Predicting the outcome of a match is mostly (definitely not only) dependent on the current form of each team. Besides the form of the teams, you will have to consider home advantage, head-to-head records, injuries and suspensions, tactics, playing style, the importance of the match for each side, odds, and many other things. A prediction model can help make predicting a match easier.
Here is a little background information on the competition we launched on Kaggle.
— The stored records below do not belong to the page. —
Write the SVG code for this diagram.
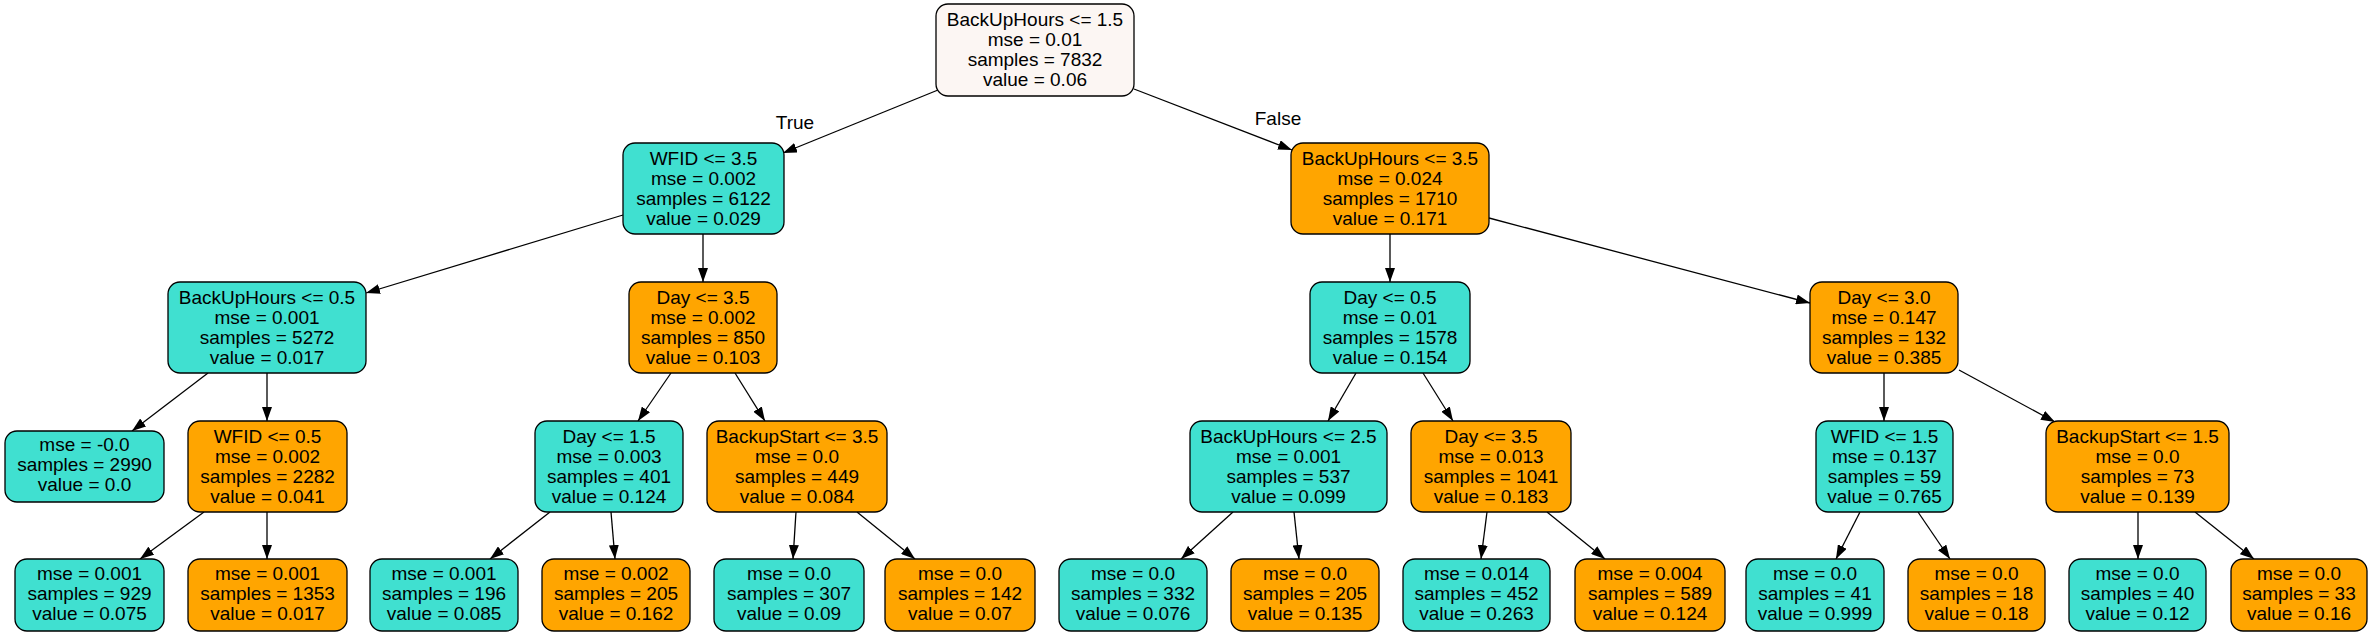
<svg xmlns="http://www.w3.org/2000/svg" width="2373" height="636" viewBox="0 0 2373 636">
<style>
.n rect{stroke:#000;stroke-width:1.3}
.t{fill:#40e0d0}
.o{fill:#ffa500}
.r{fill:#fcf6f3}
text{font-family:"Liberation Sans",Arial,sans-serif;font-size:19px;fill:#000;text-anchor:middle}
.e line{stroke:#000;stroke-width:1.3;marker-end:url(#ah)}
</style>
<defs>
<marker id="ah" viewBox="0 0 14 10" refX="14" refY="5" markerWidth="14" markerHeight="10" markerUnits="userSpaceOnUse" orient="auto">
<path d="M0,0 L14,5 L0,10 z" fill="#000"/>
</marker>
</defs>
<rect width="2373" height="636" fill="#fff"/>
<g id="edges" class="e">
<line x1="938" y1="90" x2="783" y2="153"/>
<line x1="1134" y1="89" x2="1292" y2="150"/>
<line x1="623" y1="215" x2="366" y2="293"/>
<line x1="703" y1="234" x2="703" y2="282"/>
<line x1="1390" y1="234" x2="1390" y2="282"/>
<line x1="1489" y1="218" x2="1810" y2="303"/>
<line x1="208" y1="373" x2="132" y2="431"/>
<line x1="267" y1="373" x2="267" y2="421"/>
<line x1="671" y1="373" x2="638" y2="421"/>
<line x1="735" y1="373" x2="765" y2="421"/>
<line x1="1356" y1="373" x2="1328" y2="421"/>
<line x1="1423" y1="373" x2="1453" y2="421"/>
<line x1="1884" y1="373" x2="1884" y2="421"/>
<line x1="1959" y1="370" x2="2055" y2="422"/>
<line x1="204" y1="512" x2="140" y2="559"/>
<line x1="267" y1="512" x2="267" y2="559"/>
<line x1="550" y1="512" x2="490" y2="559"/>
<line x1="611" y1="512" x2="615" y2="559"/>
<line x1="796" y1="512" x2="793" y2="559"/>
<line x1="857" y1="512" x2="915" y2="559"/>
<line x1="1233" y1="512" x2="1181" y2="559"/>
<line x1="1294" y1="512" x2="1299" y2="559"/>
<line x1="1487" y1="512" x2="1481" y2="559"/>
<line x1="1547" y1="512" x2="1605" y2="559"/>
<line x1="1860" y1="512" x2="1836" y2="559"/>
<line x1="1918" y1="512" x2="1950" y2="559"/>
<line x1="2138" y1="512" x2="2138" y2="559"/>
<line x1="2195" y1="512" x2="2254" y2="559"/>
<text x="795" y="129">True</text>
<text x="1278" y="125">False</text>
</g>
<g id="n0" class="n"><rect class="r" x="936" y="4" width="198" height="92" rx="12"/><text x="1035" y="26">BackUpHours &lt;= 1.5</text><text x="1035" y="46">mse = 0.01</text><text x="1035" y="66">samples = 7832</text><text x="1035" y="86">value = 0.06</text></g>
<g id="n1" class="n"><rect class="t" x="623" y="143" width="161" height="91" rx="12"/><text x="703.5" y="164.5">WFID &lt;= 3.5</text><text x="703.5" y="184.5">mse = 0.002</text><text x="703.5" y="204.5">samples = 6122</text><text x="703.5" y="224.5">value = 0.029</text></g>
<g id="n2" class="n"><rect class="o" x="1291" y="143" width="198" height="91" rx="12"/><text x="1390" y="164.5">BackUpHours &lt;= 3.5</text><text x="1390" y="184.5">mse = 0.024</text><text x="1390" y="204.5">samples = 1710</text><text x="1390" y="224.5">value = 0.171</text></g>
<g id="n3" class="n"><rect class="t" x="168" y="282" width="198" height="91" rx="12"/><text x="267" y="303.5">BackUpHours &lt;= 0.5</text><text x="267" y="323.5">mse = 0.001</text><text x="267" y="343.5">samples = 5272</text><text x="267" y="363.5">value = 0.017</text></g>
<g id="n4" class="n"><rect class="o" x="629" y="282" width="148" height="91" rx="12"/><text x="703" y="303.5">Day &lt;= 3.5</text><text x="703" y="323.5">mse = 0.002</text><text x="703" y="343.5">samples = 850</text><text x="703" y="363.5">value = 0.103</text></g>
<g id="n5" class="n"><rect class="t" x="1310" y="282" width="160" height="91" rx="12"/><text x="1390" y="303.5">Day &lt;= 0.5</text><text x="1390" y="323.5">mse = 0.01</text><text x="1390" y="343.5">samples = 1578</text><text x="1390" y="363.5">value = 0.154</text></g>
<g id="n6" class="n"><rect class="o" x="1810" y="282" width="148" height="91" rx="12"/><text x="1884" y="303.5">Day &lt;= 3.0</text><text x="1884" y="323.5">mse = 0.147</text><text x="1884" y="343.5">samples = 132</text><text x="1884" y="363.5">value = 0.385</text></g>
<g id="n7" class="n"><rect class="t" x="5" y="431" width="159" height="71" rx="12"/><text x="84.5" y="451">mse = -0.0</text><text x="84.5" y="471">samples = 2990</text><text x="84.5" y="491">value = 0.0</text></g>
<g id="n8" class="n"><rect class="o" x="188" y="421" width="159" height="91" rx="12"/><text x="267.5" y="442.5">WFID &lt;= 0.5</text><text x="267.5" y="462.5">mse = 0.002</text><text x="267.5" y="482.5">samples = 2282</text><text x="267.5" y="502.5">value = 0.041</text></g>
<g id="n9" class="n"><rect class="t" x="535" y="421" width="148" height="91" rx="12"/><text x="609" y="442.5">Day &lt;= 1.5</text><text x="609" y="462.5">mse = 0.003</text><text x="609" y="482.5">samples = 401</text><text x="609" y="502.5">value = 0.124</text></g>
<g id="n10" class="n"><rect class="o" x="707" y="421" width="180" height="91" rx="12"/><text x="797" y="442.5">BackupStart &lt;= 3.5</text><text x="797" y="462.5">mse = 0.0</text><text x="797" y="482.5">samples = 449</text><text x="797" y="502.5">value = 0.084</text></g>
<g id="n11" class="n"><rect class="t" x="1190" y="421" width="197" height="91" rx="12"/><text x="1288.5" y="442.5">BackUpHours &lt;= 2.5</text><text x="1288.5" y="462.5">mse = 0.001</text><text x="1288.5" y="482.5">samples = 537</text><text x="1288.5" y="502.5">value = 0.099</text></g>
<g id="n12" class="n"><rect class="o" x="1411" y="421" width="160" height="91" rx="12"/><text x="1491" y="442.5">Day &lt;= 3.5</text><text x="1491" y="462.5">mse = 0.013</text><text x="1491" y="482.5">samples = 1041</text><text x="1491" y="502.5">value = 0.183</text></g>
<g id="n13" class="n"><rect class="t" x="1816" y="421" width="137" height="91" rx="12"/><text x="1884.5" y="442.5">WFID &lt;= 1.5</text><text x="1884.5" y="462.5">mse = 0.137</text><text x="1884.5" y="482.5">samples = 59</text><text x="1884.5" y="502.5">value = 0.765</text></g>
<g id="n14" class="n"><rect class="o" x="2046" y="421" width="183" height="91" rx="12"/><text x="2137.5" y="442.5">BackupStart &lt;= 1.5</text><text x="2137.5" y="462.5">mse = 0.0</text><text x="2137.5" y="482.5">samples = 73</text><text x="2137.5" y="502.5">value = 0.139</text></g>
<g id="n15" class="n"><rect class="t" x="15" y="559" width="149" height="72" rx="12"/><text x="89.5" y="579.5">mse = 0.001</text><text x="89.5" y="599.5">samples = 929</text><text x="89.5" y="619.5">value = 0.075</text></g>
<g id="n16" class="n"><rect class="o" x="188" y="559" width="159" height="72" rx="12"/><text x="267.5" y="579.5">mse = 0.001</text><text x="267.5" y="599.5">samples = 1353</text><text x="267.5" y="619.5">value = 0.017</text></g>
<g id="n17" class="n"><rect class="t" x="370" y="559" width="148" height="72" rx="12"/><text x="444" y="579.5">mse = 0.001</text><text x="444" y="599.5">samples = 196</text><text x="444" y="619.5">value = 0.085</text></g>
<g id="n18" class="n"><rect class="o" x="542" y="559" width="148" height="72" rx="12"/><text x="616" y="579.5">mse = 0.002</text><text x="616" y="599.5">samples = 205</text><text x="616" y="619.5">value = 0.162</text></g>
<g id="n19" class="n"><rect class="t" x="714" y="559" width="150" height="72" rx="12"/><text x="789" y="579.5">mse = 0.0</text><text x="789" y="599.5">samples = 307</text><text x="789" y="619.5">value = 0.09</text></g>
<g id="n20" class="n"><rect class="o" x="885" y="559" width="150" height="72" rx="12"/><text x="960" y="579.5">mse = 0.0</text><text x="960" y="599.5">samples = 142</text><text x="960" y="619.5">value = 0.07</text></g>
<g id="n21" class="n"><rect class="t" x="1059" y="559" width="148" height="72" rx="12"/><text x="1133" y="579.5">mse = 0.0</text><text x="1133" y="599.5">samples = 332</text><text x="1133" y="619.5">value = 0.076</text></g>
<g id="n22" class="n"><rect class="o" x="1231" y="559" width="148" height="72" rx="12"/><text x="1305" y="579.5">mse = 0.0</text><text x="1305" y="599.5">samples = 205</text><text x="1305" y="619.5">value = 0.135</text></g>
<g id="n23" class="n"><rect class="t" x="1403" y="559" width="147" height="72" rx="12"/><text x="1476.5" y="579.5">mse = 0.014</text><text x="1476.5" y="599.5">samples = 452</text><text x="1476.5" y="619.5">value = 0.263</text></g>
<g id="n24" class="n"><rect class="o" x="1575" y="559" width="150" height="72" rx="12"/><text x="1650" y="579.5">mse = 0.004</text><text x="1650" y="599.5">samples = 589</text><text x="1650" y="619.5">value = 0.124</text></g>
<g id="n25" class="n"><rect class="t" x="1746" y="559" width="138" height="72" rx="12"/><text x="1815" y="579.5">mse = 0.0</text><text x="1815" y="599.5">samples = 41</text><text x="1815" y="619.5">value = 0.999</text></g>
<g id="n26" class="n"><rect class="o" x="1908" y="559" width="137" height="72" rx="12"/><text x="1976.5" y="579.5">mse = 0.0</text><text x="1976.5" y="599.5">samples = 18</text><text x="1976.5" y="619.5">value = 0.18</text></g>
<g id="n27" class="n"><rect class="t" x="2069" y="559" width="137" height="72" rx="12"/><text x="2137.5" y="579.5">mse = 0.0</text><text x="2137.5" y="599.5">samples = 40</text><text x="2137.5" y="619.5">value = 0.12</text></g>
<g id="n28" class="n"><rect class="o" x="2231" y="559" width="136" height="72" rx="12"/><text x="2299" y="579.5">mse = 0.0</text><text x="2299" y="599.5">samples = 33</text><text x="2299" y="619.5">value = 0.16</text></g>
</svg>
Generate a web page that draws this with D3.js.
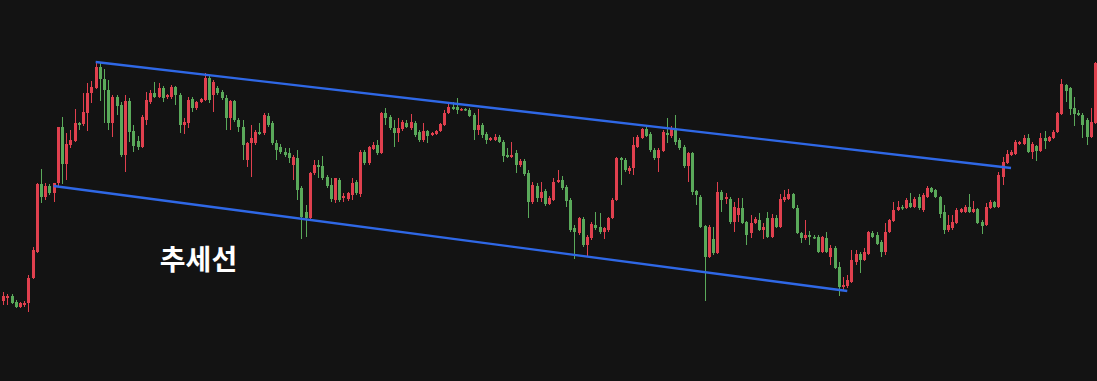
<!DOCTYPE html>
<html>
<head>
<meta charset="utf-8">
<script src="https://cdnjs.cloudflare.com/ajax/libs/d3/7.8.5/d3.min.js"></script>
<style>
	html, body { margin: 0; padding: 0; background: #131313; overflow: hidden; }
	#chart { display: block; }
</style>
</head>
<body>
<svg id="chart"></svg>
<script>

// candle data (one entry per candle, left to right)
let opens = [
	99, 102, 104, 98, 93, 95, 97, 122, 148, 216,
	203, 214, 207, 217, 273, 236, 255, 259, 277, 276,
	287, 307, 312, 333, 321, 310, 277, 303, 295, 245,
	299, 269, 259, 253, 280, 298, 307, 303, 312, 303,
	303, 313, 305, 275, 277, 301, 292, 298, 300, 322,
	305, 312, 308, 302, 282, 299, 280, 273, 240, 257,
	257, 268, 267, 284, 277, 257, 253, 248, 247, 235,
	242, 212, 188, 182, 227, 235, 234, 223, 215, 200,
	220, 202, 201, 205, 218, 206, 248, 237, 251, 255,
	247, 287, 283, 272, 267, 271, 277, 272, 277, 268,
	260, 269, 265, 266, 269, 275, 287, 293, 293, 290,
	291, 290, 285, 270, 275, 266, 260, 260, 263, 258,
	245, 243, 247, 235, 239, 227, 198, 214, 202, 209,
	196, 200, 218, 220, 213, 200, 172, 167, 181, 155,
	162, 175, 173, 168, 170, 182, 200, 242, 240, 229,
	232, 253, 262, 271, 266, 250, 242, 249, 267, 264,
	272, 260, 253, 234, 247, 209, 203, 174, 143, 161,
	147, 208, 201, 201, 178, 185, 192, 178, 167, 177,
	180, 170, 182, 163, 182, 173, 200, 201, 206, 192,
	167, 162, 165, 163, 163, 148, 162, 143, 152, 133,
	113, 114, 118, 138, 146, 140, 146, 167, 165, 158,
	148, 168, 179, 190, 193, 192, 197, 193, 203, 190,
	203, 212, 210, 203, 188, 170, 172, 177, 188, 188,
	193, 188, 191, 178, 175, 192, 198, 193, 223, 237,
	245, 246, 256, 256, 262, 248, 254, 249, 262, 259,
	262, 268, 286, 315, 312, 292, 287, 285, 280, 263,
	277
];
let highs = [
	108, 106, 106, 100, 98, 99, 125, 153, 217, 231,
	217, 216, 217, 273, 283, 267, 270, 291, 278, 307,
	317, 319, 338, 338, 331, 320, 305, 305, 298, 305,
	302, 275, 264, 285, 308, 310, 318, 317, 314, 306,
	315, 314, 307, 282, 303, 303, 299, 302, 327, 324,
	320, 314, 310, 305, 300, 300, 282, 280, 258, 275,
	270, 277, 287, 287, 279, 260, 256, 252, 252, 245,
	250, 214, 195, 228, 240, 240, 244, 225, 222, 222,
	222, 207, 208, 222, 220, 250, 250, 254, 258, 260,
	288, 292, 285, 280, 282, 280, 280, 286, 279, 270,
	277, 270, 268, 270, 277, 290, 297, 298, 302, 292,
	292, 292, 287, 291, 277, 268, 263, 266, 265, 260,
	252, 258, 250, 241, 241, 230, 218, 217, 218, 211,
	204, 222, 230, 224, 215, 202, 175, 183, 183, 165,
	178, 188, 187, 173, 183, 202, 243, 243, 242, 234,
	263, 265, 272, 273, 268, 252, 252, 270, 282, 274,
	285, 262, 255, 248, 248, 210, 205, 175, 175, 173,
	218, 210, 207, 203, 198, 202, 202, 179, 185, 183,
	187, 177, 188, 186, 185, 206, 210, 211, 207, 195,
	168, 180, 169, 165, 165, 164, 168, 155, 154, 138,
	123, 125, 150, 150, 148, 152, 169, 169, 168, 160,
	177, 181, 198, 199, 195, 202, 207, 203, 206, 207,
	214, 213, 211, 204, 195, 185, 185, 192, 192, 195,
	206, 199, 192, 180, 197, 200, 199, 228, 243, 250,
	250, 260, 259, 265, 266, 258, 255, 267, 269, 264,
	270, 288, 321, 316, 313, 303, 290, 287, 282, 292,
	338
];
let lows = [
	95, 95, 96, 92, 92, 93, 88, 121, 147, 197,
	200, 205, 198, 214, 216, 220, 252, 258, 270, 274,
	269, 297, 311, 299, 277, 270, 263, 285, 243, 228,
	258, 248, 250, 252, 275, 296, 302, 302, 298, 301,
	301, 295, 267, 266, 272, 288, 290, 297, 299, 297,
	288, 305, 300, 270, 270, 278, 268, 240, 233, 223,
	255, 265, 265, 273, 255, 240, 246, 243, 237, 220,
	200, 161, 163, 181, 225, 222, 220, 212, 198, 197,
	198, 198, 199, 200, 205, 203, 235, 235, 250, 245,
	246, 275, 270, 253, 258, 269, 272, 270, 263, 258,
	258, 257, 264, 265, 268, 274, 286, 290, 286, 289,
	289, 283, 260, 265, 262, 256, 259, 259, 257, 238,
	242, 242, 227, 233, 224, 182, 196, 198, 198, 194,
	195, 199, 217, 210, 193, 168, 141, 165, 153, 144,
	160, 170, 166, 161, 168, 181, 199, 215, 228, 226,
	225, 252, 261, 263, 248, 240, 228, 248, 257, 262,
	255, 250, 232, 218, 205, 195, 172, 99, 142, 145,
	146, 188, 196, 176, 168, 178, 176, 155, 162, 176,
	169, 161, 162, 162, 172, 172, 198, 200, 191, 166,
	157, 160, 155, 161, 147, 147, 147, 135, 131, 104,
	110, 112, 117, 135, 127, 139, 145, 162, 155, 143,
	145, 167, 178, 189, 190, 191, 192, 192, 190, 188,
	202, 207, 202, 182, 166, 168, 170, 176, 187, 187,
	187, 187, 176, 166, 174, 191, 192, 192, 215, 236,
	244, 245, 255, 255, 247, 241, 239, 248, 251, 258,
	261, 267, 285, 298, 285, 274, 284, 262, 255, 262,
	276
];
let closes = [
	104, 104, 97, 93, 97, 97, 122, 150, 216, 203,
	214, 207, 217, 273, 236, 256, 260, 277, 275, 288,
	307, 313, 333, 321, 310, 277, 303, 294, 245, 299,
	268, 254, 253, 283, 300, 307, 303, 312, 302, 305,
	313, 305, 275, 278, 300, 292, 298, 301, 322, 300,
	318, 307, 302, 282, 299, 280, 273, 255, 257, 262,
	268, 266, 285, 275, 257, 250, 248, 245, 242, 243,
	210, 183, 182, 227, 235, 233, 222, 214, 201, 222,
	200, 204, 207, 217, 207, 248, 237, 253, 255, 247,
	287, 282, 272, 267, 272, 278, 273, 278, 265, 260,
	269, 264, 267, 269, 276, 287, 293, 291, 290, 291,
	290, 284, 270, 275, 265, 260, 262, 263, 258, 244,
	243, 245, 235, 239, 226, 198, 215, 202, 208, 196,
	202, 218, 220, 212, 199, 170, 168, 182, 155, 163,
	176, 172, 168, 172, 182, 200, 242, 240, 230, 232,
	255, 263, 271, 264, 250, 242, 250, 268, 265, 272,
	258, 252, 234, 247, 208, 205, 173, 143, 173, 147,
	208, 200, 203, 178, 193, 192, 177, 165, 177, 181,
	170, 173, 163, 182, 173, 201, 203, 206, 192, 167,
	162, 165, 163, 162, 148, 163, 148, 152, 132, 113,
	115, 120, 140, 146, 140, 148, 168, 163, 156, 148,
	168, 180, 190, 193, 192, 200, 193, 201, 192, 205,
	212, 208, 203, 186, 170, 175, 178, 190, 191, 193,
	188, 191, 177, 174, 193, 198, 193, 225, 238, 246,
	248, 258, 258, 262, 248, 256, 249, 262, 259, 263,
	268, 287, 316, 309, 291, 286, 285, 275, 263, 278,
	337
];

// trend lines: [candle index, price] at each end
let upperTrend = [[22, 338], [240, 232]];
let lowerTrend = [[12, 214], [201, 109]];

let labelText = '추세선';

let width = 1097;
let height = 381;
let upColor = '#e0404e';
let downColor = '#5aa95a';
let lineColor = '#2f68e6';

drawChart();

function drawChart() {

	let svg = d3.select('#chart')
		.attr('width', width)
		.attr('height', height);

	svg.append('rect')
		.attr('width', width)
		.attr('height', height)
		.attr('fill', '#131313');

	// scales
	let xScale = d3.scaleLinear()
		.domain([0, opens.length - 1])
		.range([3.3, 1095]);
	let yScale = d3.scaleLinear()
		.domain([19, 400])
		.range([height, 0]);

	let candles = opens.map((o, i) => ({
		i: i, o: o, h: highs[i], l: lows[i], c: closes[i]
	}));

	let g = svg.append('g');

	// wicks
	g.selectAll('line.wick')
		.data(candles)
		.enter()
		.append('line')
		.attr('class', 'wick')
		.attr('x1', d => Math.round(xScale(d.i)) + 0.5)
		.attr('x2', d => Math.round(xScale(d.i)) + 0.5)
		.attr('y1', d => yScale(d.h))
		.attr('y2', d => yScale(d.l))
		.attr('stroke', d => d.c >= d.o ? upColor : downColor)
		.attr('stroke-width', 1);

	// bodies
	g.selectAll('rect.body')
		.data(candles)
		.enter()
		.append('rect')
		.attr('class', 'body')
		.attr('x', d => Math.round(xScale(d.i)) - 1)
		.attr('width', 3)
		.attr('y', d => yScale(Math.max(d.o, d.c)))
		.attr('height', d => Math.max(1.5, Math.abs(yScale(d.o) - yScale(d.c))))
		.attr('fill', d => d.c >= d.o ? upColor : downColor);

	// trend lines
	[upperTrend, lowerTrend].forEach(t => {
		svg.append('line')
			.attr('x1', xScale(t[0][0]))
			.attr('y1', yScale(t[0][1]))
			.attr('x2', xScale(t[1][0]))
			.attr('y2', yScale(t[1][1]))
			.attr('stroke', lineColor)
			.attr('stroke-width', 2.3);
	});

	// label
	svg.append('text')
		.attr('x', 198.5)
		.attr('y', 258)
		.attr('text-anchor', 'middle')
		.attr('dominant-baseline', 'central')
		.attr('fill', '#ffffff')
		.attr('font-family', '"Noto Sans CJK KR", sans-serif')
		.attr('font-weight', 'bold')
		.attr('font-size', 28)
		.text(labelText);
}
</script>
</body>
</html>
How did the competition begin?
Octosports and Sportmonks wanted to give their customers the opportunity to play with the data and build a model in a competitive environment. This way, the community was able to battle each other. Over 382 teams participated and competed with each other and the bookies.
Which skills were needed?
The teams should be able to code in Python. Besides that, dealing with heterogenous and missing data is a big thing. Another roadblock was the imbalanced and noisy classes. Finally, the teams needed to use advanced machine learning techniques like sequence learning, neural networks, and more. The data set contained more than 150000 historical world football matches from 2019 to 2021, with more than 860 leagues and 9500 teams.
What did the winner use?
The winners used TensorFlow with LSTM models to try and beat the bookies and win the competition.
How to score points?
The points were calculated on the probabilities quality measure. The evaluation metric for this competition is a multinomial (log loss). This way, we measured and calculated everything fairly for all participants. The leaderboards can still be found on Kaggle.
Kaggle award
With over 382 teams participating (2,529 entries) and many different ideas and models, the competition was a big success. Kaggle loved the competition and awarded us with a prize. We became the winner of the ‘March 2022 best competition award’.
Up for the challenge?
Lastly, the competition is still accessible, and anyone can try to build a model with the data at hand. We dare you.